┌─ GIVEN DATA

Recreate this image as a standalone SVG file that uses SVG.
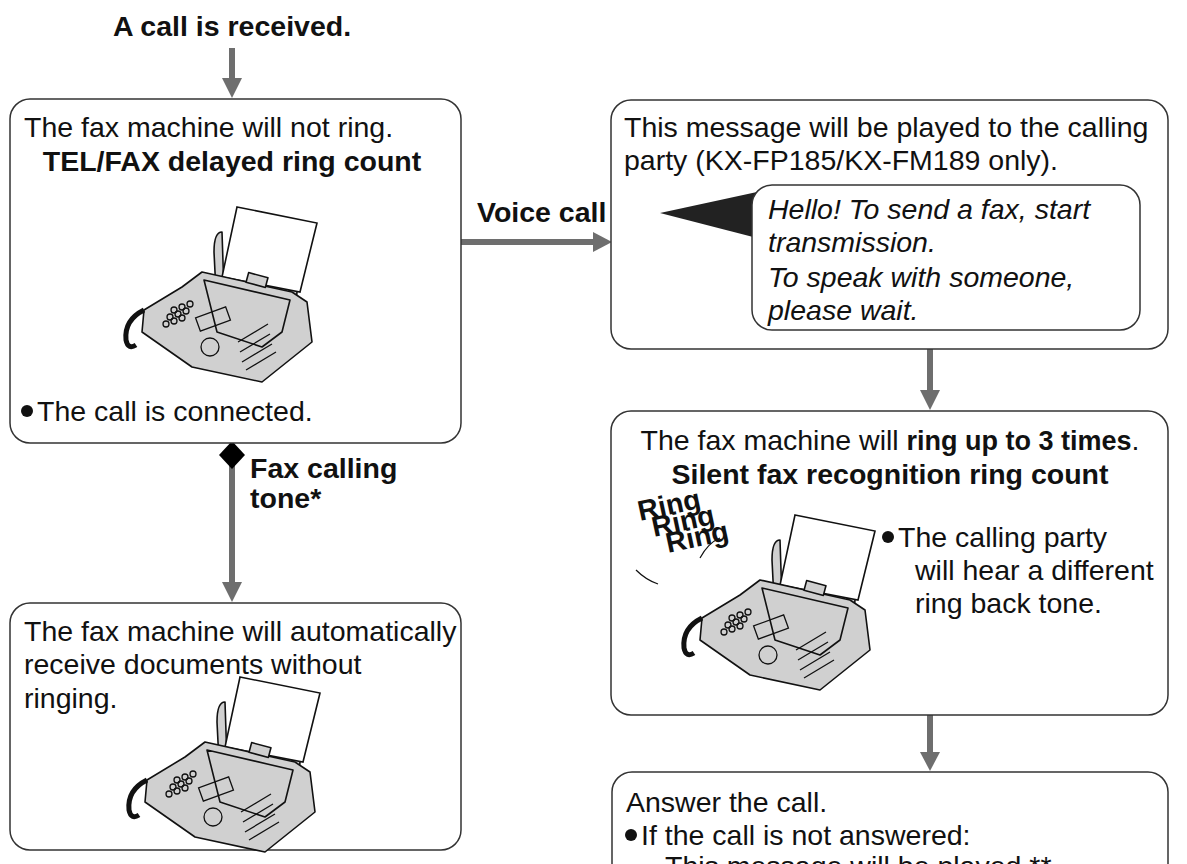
<svg xmlns="http://www.w3.org/2000/svg" width="1187" height="864" viewBox="0 0 1187 864">
<style>
.box{fill:#fff;stroke:#333;stroke-width:1.5}
.t{font-family:"Liberation Sans",Arial,sans-serif;font-size:28.5px;fill:#111}
.b{font-weight:bold}
.i{font-style:italic}
.ar{stroke:#6e6e6e;stroke-width:6;fill:none}
.ah{fill:#6e6e6e}
.fx{fill:#d0d0d0;stroke:#111;stroke-width:1.6;stroke-linejoin:round}
.pp{fill:#fff;stroke:#111;stroke-width:1.6}
</style>
<defs>
<symbol id="fax" viewBox="0 0 200 190" width="200" height="190" overflow="visible">
<path class="fx" d="M100 40 q-8 0 -8 20 l2 40 l8 0 z"/>
<path class="fx" d="M172 50 l8 0 l-6 60 l-8 0 z"/>
<polygon class="pp" points="115,15 195,31 178,100 100,85"/>
<path class="fx" d="M80 80 L170 100 L185 110 L190 150 L140 190 L70 175 L20 140 L22 118 L60 95 Z"/>
<path class="fx" d="M82 88 L168 108 L160 140 L140 155 L95 140 Z" fill="#c4c4c4"/>
<rect class="fx" x="125" y="83" width="20" height="10" transform="rotate(15 135 88)"/>
<path d="M22 118 q-20 10 -18 30 q2 10 10 5" fill="none" stroke="#111" stroke-width="5"/>
<g fill="none" stroke="#111" stroke-width="1.3">
<circle cx="52" cy="118" r="3"/><circle cx="60" cy="115" r="3"/><circle cx="68" cy="112" r="3"/>
<circle cx="48" cy="125" r="3"/><circle cx="56" cy="122" r="3"/><circle cx="64" cy="119" r="3"/>
<circle cx="44" cy="132" r="3"/><circle cx="52" cy="129" r="3"/><circle cx="60" cy="126" r="3"/>
<rect x="75" y="120" width="32" height="14" transform="rotate(-20 91 127)"/>
<circle cx="88" cy="155" r="9"/>
<path d="M120 170 l30 -18 M118 160 l30 -18 M116 150 l30 -18 M124 178 l30 -18"/>
</g>
</symbol>
</defs>
<g id="title"><text class="t b" x="232" y="36" text-anchor="middle" font-size="25">A call is received.</text></g>
<g id="connectors">
<line class="ar" x1="232" y1="48" x2="232" y2="82"/><polygon class="ah" points="222,78 242,78 232,98"/>
<line class="ar" x1="461" y1="242" x2="597" y2="242"/><polygon class="ah" points="593,232 593,252 612,242"/>
<text class="t b" x="477" y="222" font-size="25">Voice call</text>
<line class="ar" x1="232" y1="455" x2="232" y2="586"/><polygon class="ah" points="222,582 242,582 232,602"/>
<polygon points="232,441 245,455 232,469 219,455" fill="#000"/>
<text class="t b" x="250" y="478" font-size="25">Fax calling</text>
<text class="t b" x="250" y="508" font-size="25">tone*</text>
<line class="ar" x1="930" y1="349" x2="930" y2="393"/><polygon class="ah" points="920,390 940,390 930,410"/>
<line class="ar" x1="930" y1="715" x2="930" y2="755"/><polygon class="ah" points="920,752 940,752 930,771"/>
</g>
<g id="n1">
<rect class="box" x="10" y="99" width="451" height="344" rx="20"/>
<text class="t" x="24" y="137">The fax machine will not ring.</text>
<text class="t b" x="232" y="171" text-anchor="middle" font-size="26">TEL/FAX delayed ring count</text>
<use href="#fax" x="122" y="192"/>
<circle cx="27" cy="411" r="6" fill="#111"/>
<text class="t" x="37" y="421">The call is connected.</text>
</g>
<g id="n2">
<rect class="box" x="611" y="100" width="557" height="249" rx="20"/>
<text class="t" x="624" y="137">This message will be played to the calling</text>
<text class="t" x="624" y="170">party (KX-FP185/KX-FM189 only).</text>
<polygon points="660,213 757,192 757,238" fill="#222"/>
<rect class="box" x="752" y="185" width="388" height="145" rx="20"/>
<text class="t i" x="768" y="219">Hello! To send a fax, start</text>
<text class="t i" x="768" y="252">transmission.</text>
<text class="t i" x="768" y="287">To speak with someone,</text>
<text class="t i" x="768" y="320">please wait.</text>
</g>
<g id="n3">
<rect class="box" x="611" y="411" width="557" height="304" rx="20"/>
<text class="t" x="890" y="450" text-anchor="middle">The fax machine will <tspan class="b" font-size="27">ring up to 3 times</tspan>.</text>
<text class="t b" x="890" y="484" text-anchor="middle" font-size="26">Silent fax recognition ring count</text>
<use href="#fax" x="680" y="500"/>
<text class="t b" x="640" y="521" font-size="12" transform="rotate(-12 640 521)">Ring</text>
<text class="t b" x="654" y="537" font-size="12" transform="rotate(-12 654 537)">Ring</text>
<text class="t b" x="668" y="553" font-size="12" transform="rotate(-12 668 553)">Ring</text>
<path d="M636 570 q10 10 22 14 M700 558 q8 -15 20 -20" fill="none" stroke="#111" stroke-width="1.2"/>
<circle cx="888" cy="537" r="6" fill="#111"/>
<text class="t" x="898" y="547">The calling party</text>
<text class="t" x="915" y="580">will hear a different</text>
<text class="t" x="915" y="613">ring back tone.</text>
</g>
<g id="n4">
<rect class="box" x="612" y="772" width="556" height="120" rx="20"/>
<text class="t" x="626" y="812">Answer the call.</text>
<circle cx="631" cy="835" r="6" fill="#111"/>
<text class="t" x="641" y="845">If the call is not answered:</text>
<text class="t" x="665" y="876">This message will be played.**</text>
</g>
<g id="n5">
<rect class="box" x="10" y="603" width="451" height="247" rx="20"/>
<text class="t" x="24" y="641">The fax machine will automatically</text>
<text class="t" x="24" y="674">receive documents without</text>
<text class="t" x="24" y="708">ringing.</text>
<use href="#fax" x="125" y="662"/>
</g>
</svg>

└─

**TASK INSTRUCTIONS:**
Without the pictures, copy the material exactly as given.

**TASK RESPONSE:**
Recreate this image as a standalone SVG file that uses SVG.
<svg xmlns="http://www.w3.org/2000/svg" width="1187" height="864" viewBox="0 0 1187 864">
<style>
.box{fill:#fff;stroke:#333;stroke-width:1.5}
.t{font-family:"Liberation Sans",Arial,sans-serif;font-size:28.5px;fill:#111}
.b{font-weight:bold}
.i{font-style:italic}
.ar{stroke:#6e6e6e;stroke-width:6;fill:none}
.ah{fill:#6e6e6e}
.fx{fill:#d0d0d0;stroke:#111;stroke-width:1.6;stroke-linejoin:round}
.pp{fill:#fff;stroke:#111;stroke-width:1.6}
</style>
<defs>
<symbol id="fax" viewBox="0 0 200 190" width="200" height="190" overflow="visible">
<path class="fx" d="M100 40 q-8 0 -8 20 l2 40 l8 0 z"/>
<path class="fx" d="M172 50 l8 0 l-6 60 l-8 0 z"/>
<polygon class="pp" points="115,15 195,31 178,100 100,85"/>
<path class="fx" d="M80 80 L170 100 L185 110 L190 150 L140 190 L70 175 L20 140 L22 118 L60 95 Z"/>
<path class="fx" d="M82 88 L168 108 L160 140 L140 155 L95 140 Z" fill="#c4c4c4"/>
<rect class="fx" x="125" y="83" width="20" height="10" transform="rotate(15 135 88)"/>
<path d="M22 118 q-20 10 -18 30 q2 10 10 5" fill="none" stroke="#111" stroke-width="5"/>
<g fill="none" stroke="#111" stroke-width="1.3">
<circle cx="52" cy="118" r="3"/><circle cx="60" cy="115" r="3"/><circle cx="68" cy="112" r="3"/>
<circle cx="48" cy="125" r="3"/><circle cx="56" cy="122" r="3"/><circle cx="64" cy="119" r="3"/>
<circle cx="44" cy="132" r="3"/><circle cx="52" cy="129" r="3"/><circle cx="60" cy="126" r="3"/>
<rect x="75" y="120" width="32" height="14" transform="rotate(-20 91 127)"/>
<circle cx="88" cy="155" r="9"/>
<path d="M120 170 l30 -18 M118 160 l30 -18 M116 150 l30 -18 M124 178 l30 -18"/>
</g>
</symbol>
</defs>
<g id="title"><text class="t b" x="232" y="36" text-anchor="middle" font-size="25">A call is received.</text></g>
<g id="connectors">
<line class="ar" x1="232" y1="48" x2="232" y2="82"/><polygon class="ah" points="222,78 242,78 232,98"/>
<line class="ar" x1="461" y1="242" x2="597" y2="242"/><polygon class="ah" points="593,232 593,252 612,242"/>
<text class="t b" x="477" y="222" font-size="25">Voice call</text>
<line class="ar" x1="232" y1="455" x2="232" y2="586"/><polygon class="ah" points="222,582 242,582 232,602"/>
<polygon points="232,441 245,455 232,469 219,455" fill="#000"/>
<text class="t b" x="250" y="478" font-size="25">Fax calling</text>
<text class="t b" x="250" y="508" font-size="25">tone*</text>
<line class="ar" x1="930" y1="349" x2="930" y2="393"/><polygon class="ah" points="920,390 940,390 930,410"/>
<line class="ar" x1="930" y1="715" x2="930" y2="755"/><polygon class="ah" points="920,752 940,752 930,771"/>
</g>
<g id="n1">
<rect class="box" x="10" y="99" width="451" height="344" rx="20"/>
<text class="t" x="24" y="137">The fax machine will not ring.</text>
<text class="t b" x="232" y="171" text-anchor="middle" font-size="26">TEL/FAX delayed ring count</text>
<use href="#fax" x="122" y="192"/>
<circle cx="27" cy="411" r="6" fill="#111"/>
<text class="t" x="37" y="421">The call is connected.</text>
</g>
<g id="n2">
<rect class="box" x="611" y="100" width="557" height="249" rx="20"/>
<text class="t" x="624" y="137">This message will be played to the calling</text>
<text class="t" x="624" y="170">party (KX-FP185/KX-FM189 only).</text>
<polygon points="660,213 757,192 757,238" fill="#222"/>
<rect class="box" x="752" y="185" width="388" height="145" rx="20"/>
<text class="t i" x="768" y="219">Hello! To send a fax, start</text>
<text class="t i" x="768" y="252">transmission.</text>
<text class="t i" x="768" y="287">To speak with someone,</text>
<text class="t i" x="768" y="320">please wait.</text>
</g>
<g id="n3">
<rect class="box" x="611" y="411" width="557" height="304" rx="20"/>
<text class="t" x="890" y="450" text-anchor="middle">The fax machine will <tspan class="b" font-size="27">ring up to 3 times</tspan>.</text>
<text class="t b" x="890" y="484" text-anchor="middle" font-size="26">Silent fax recognition ring count</text>
<use href="#fax" x="680" y="500"/>
<text class="t b" x="640" y="521" font-size="12" transform="rotate(-12 640 521)">Ring</text>
<text class="t b" x="654" y="537" font-size="12" transform="rotate(-12 654 537)">Ring</text>
<text class="t b" x="668" y="553" font-size="12" transform="rotate(-12 668 553)">Ring</text>
<path d="M636 570 q10 10 22 14 M700 558 q8 -15 20 -20" fill="none" stroke="#111" stroke-width="1.2"/>
<circle cx="888" cy="537" r="6" fill="#111"/>
<text class="t" x="898" y="547">The calling party</text>
<text class="t" x="915" y="580">will hear a different</text>
<text class="t" x="915" y="613">ring back tone.</text>
</g>
<g id="n4">
<rect class="box" x="612" y="772" width="556" height="120" rx="20"/>
<text class="t" x="626" y="812">Answer the call.</text>
<circle cx="631" cy="835" r="6" fill="#111"/>
<text class="t" x="641" y="845">If the call is not answered:</text>
<text class="t" x="665" y="876">This message will be played.**</text>
</g>
<g id="n5">
<rect class="box" x="10" y="603" width="451" height="247" rx="20"/>
<text class="t" x="24" y="641">The fax machine will automatically</text>
<text class="t" x="24" y="674">receive documents without</text>
<text class="t" x="24" y="708">ringing.</text>
<use href="#fax" x="125" y="662"/>
</g>
</svg>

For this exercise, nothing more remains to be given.